You are viewing a plain text version of this content. The canonical link for it is here.
Posted to users@hudi.apache.org by vtygoss <vt...@126.com> on 2021/07/10 14:09:44 UTC

hudi mor table in flilnk sql cannot emit deletion event.

Hi, 


May I  request a code example about “flink hudi source reads mor table and sends deletion events” in hudi-flink-bundle-0.9.0-SNAPSHOT ?

first, i create a table in flink with connector=‘hudi’ and table.type=‘MERGE_ON_READ’ and 'read.streaming.enabled' = ‘true’. 


second, i write records with RowKind(INSERT or DELETE) using flink table streaming sql. 


third, in flink sql-client, the result is all right, insert event produces new record or updates old record, deletion event delete old record. but i cann’t detect deletion event in flink sql-client.

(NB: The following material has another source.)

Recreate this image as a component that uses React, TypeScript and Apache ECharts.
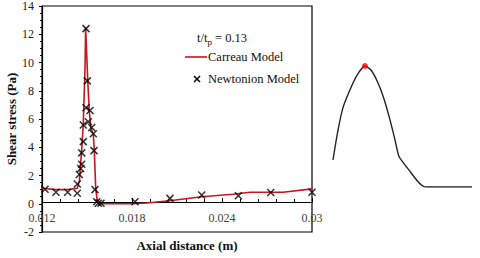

fourth, i tried to read hudi table using flink sql “select * from xxx” and transform flink Table object to RetractStream(StreamTableEnvironment.toRetractStream(Table, Row.class)), and i cann’t detect deletion events too.


do i make something wrong? 


In Hudi Source code, i found only in case of “MergeOnReadInputSplit has no basePath property” or “MergeOnReadInputSplit.getMergeType==skip_merge”, Iterator of MergeOnReadInputSplit will be emit deletion event. And none of previous conditions are met. 


How do I detect deletion event in flink hudi? Please offer some advices, thank you very much!


Best Regards!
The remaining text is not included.